-- Start --
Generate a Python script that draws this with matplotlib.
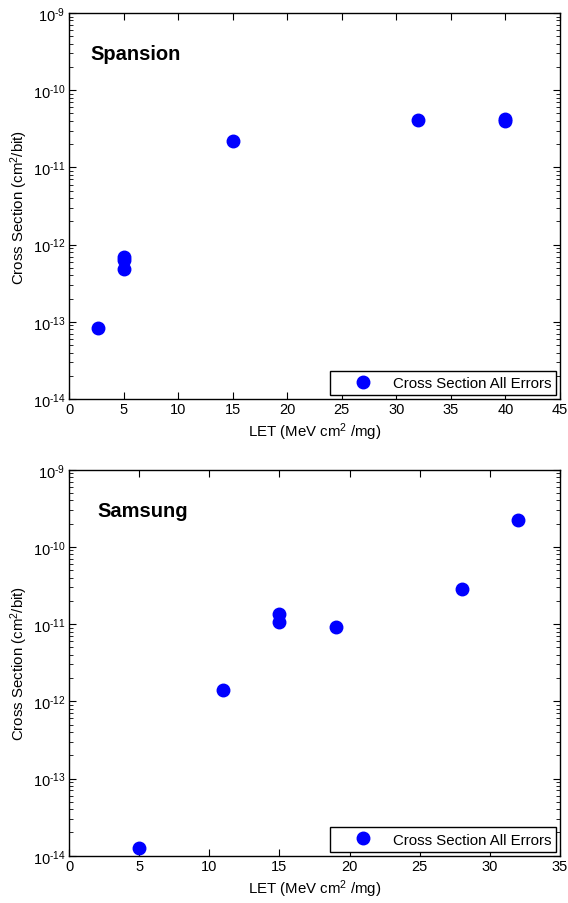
import matplotlib
matplotlib.use("Agg")
import matplotlib.pyplot as plt
from matplotlib.ticker import LogLocator, NullFormatter, FuncFormatter
import numpy as np

plt.rcParams["font.family"] = ["Liberation Sans", "DejaVu Sans"]
plt.rcParams["mathtext.fontset"] = "custom"
plt.rcParams["mathtext.rm"] = "Liberation Sans"
plt.rcParams["mathtext.it"] = "Liberation Sans"

# Spansion data
spansion_let = [2.7, 5.0, 5.0, 5.0, 15.0, 32.0, 40.0, 40.0]
spansion_xs = [8.4e-14, 6.9e-13, 6.3e-13, 4.9e-13, 2.2e-11, 4.1e-11, 4.2e-11, 4.0e-11]

# Samsung data
samsung_let = [5.0, 11.0, 15.0, 15.0, 19.0, 28.0, 32.0]
samsung_xs = [1.25e-14, 1.42e-12, 1.34e-11, 1.06e-11, 9.3e-12, 2.87e-11, 2.2e-10]

panels = [
    ("Spansion", spansion_let, spansion_xs, 45, range(0, 46, 5), 0.5575, 0.043),
    ("Samsung", samsung_let, samsung_xs, 35, range(0, 36, 5), 0.0523, 0.057),
]


def log_label(v, pos):
    e = int(np.round(np.log10(v)))
    return "10$^{\\text{%d}}$" % e


fig = plt.figure(figsize=(5.68, 9.04), dpi=100)

for name, let, xs, xmax, xticks, bottom, tx in panels:
    ax = fig.add_axes([0.1215, bottom, 0.8645, 0.427])
    ax.plot(let, xs, "o", color="#0000ff", markersize=9, label="Cross Section All Errors")
    ax.set_yscale("log")
    ax.set_ylim(1e-14, 1e-9)
    ax.set_xlim(0, xmax)
    ax.set_xticks(list(xticks))
    ax.yaxis.set_major_locator(LogLocator(base=10, numticks=10))
    ax.yaxis.set_major_formatter(FuncFormatter(log_label))
    ax.yaxis.set_minor_locator(LogLocator(base=10, subs=range(2, 10), numticks=20))
    ax.yaxis.set_minor_formatter(NullFormatter())
    ax.tick_params(which="both", direction="in", top=True, right=True, labelsize=10.5, pad=2.5)
    ax.tick_params(which="major", length=5)
    ax.tick_params(which="minor", length=3)
    for s in ax.spines.values():
        s.set_linewidth(1.0)
    ax.set_xlabel("LET (MeV cm$^2$ /mg)", fontsize=10.8, labelpad=3)
    ax.set_ylabel("Cross Section (cm$^2$/bit)", fontsize=10.8, labelpad=2)
    ax.text(tx, 0.894, name, transform=ax.transAxes, fontsize=14.5,
            fontweight="bold", va="center")
    leg = ax.legend(loc="lower right", fontsize=10.8, fancybox=False,
                    edgecolor="black", framealpha=1, borderpad=0.35,
                    handlelength=3.6, handletextpad=0.2, borderaxespad=0.25)
    leg.get_frame().set_linewidth(1.0)

fig.savefig("out.png", dpi=100)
-- End --
• **Task prompt**:
All of the material above needs to be restated exactly, with no pictures.

• **In response**:
Generate a Python script that draws this with matplotlib.
import matplotlib
matplotlib.use("Agg")
import matplotlib.pyplot as plt
from matplotlib.ticker import LogLocator, NullFormatter, FuncFormatter
import numpy as np

plt.rcParams["font.family"] = ["Liberation Sans", "DejaVu Sans"]
plt.rcParams["mathtext.fontset"] = "custom"
plt.rcParams["mathtext.rm"] = "Liberation Sans"
plt.rcParams["mathtext.it"] = "Liberation Sans"

# Spansion data
spansion_let = [2.7, 5.0, 5.0, 5.0, 15.0, 32.0, 40.0, 40.0]
spansion_xs = [8.4e-14, 6.9e-13, 6.3e-13, 4.9e-13, 2.2e-11, 4.1e-11, 4.2e-11, 4.0e-11]

# Samsung data
samsung_let = [5.0, 11.0, 15.0, 15.0, 19.0, 28.0, 32.0]
samsung_xs = [1.25e-14, 1.42e-12, 1.34e-11, 1.06e-11, 9.3e-12, 2.87e-11, 2.2e-10]

panels = [
    ("Spansion", spansion_let, spansion_xs, 45, range(0, 46, 5), 0.5575, 0.043),
    ("Samsung", samsung_let, samsung_xs, 35, range(0, 36, 5), 0.0523, 0.057),
]


def log_label(v, pos):
    e = int(np.round(np.log10(v)))
    return "10$^{\\text{%d}}$" % e


fig = plt.figure(figsize=(5.68, 9.04), dpi=100)

for name, let, xs, xmax, xticks, bottom, tx in panels:
    ax = fig.add_axes([0.1215, bottom, 0.8645, 0.427])
    ax.plot(let, xs, "o", color="#0000ff", markersize=9, label="Cross Section All Errors")
    ax.set_yscale("log")
    ax.set_ylim(1e-14, 1e-9)
    ax.set_xlim(0, xmax)
    ax.set_xticks(list(xticks))
    ax.yaxis.set_major_locator(LogLocator(base=10, numticks=10))
    ax.yaxis.set_major_formatter(FuncFormatter(log_label))
    ax.yaxis.set_minor_locator(LogLocator(base=10, subs=range(2, 10), numticks=20))
    ax.yaxis.set_minor_formatter(NullFormatter())
    ax.tick_params(which="both", direction="in", top=True, right=True, labelsize=10.5, pad=2.5)
    ax.tick_params(which="major", length=5)
    ax.tick_params(which="minor", length=3)
    for s in ax.spines.values():
        s.set_linewidth(1.0)
    ax.set_xlabel("LET (MeV cm$^2$ /mg)", fontsize=10.8, labelpad=3)
    ax.set_ylabel("Cross Section (cm$^2$/bit)", fontsize=10.8, labelpad=2)
    ax.text(tx, 0.894, name, transform=ax.transAxes, fontsize=14.5,
            fontweight="bold", va="center")
    leg = ax.legend(loc="lower right", fontsize=10.8, fancybox=False,
                    edgecolor="black", framealpha=1, borderpad=0.35,
                    handlelength=3.6, handletextpad=0.2, borderaxespad=0.25)
    leg.get_frame().set_linewidth(1.0)

fig.savefig("out.png", dpi=100)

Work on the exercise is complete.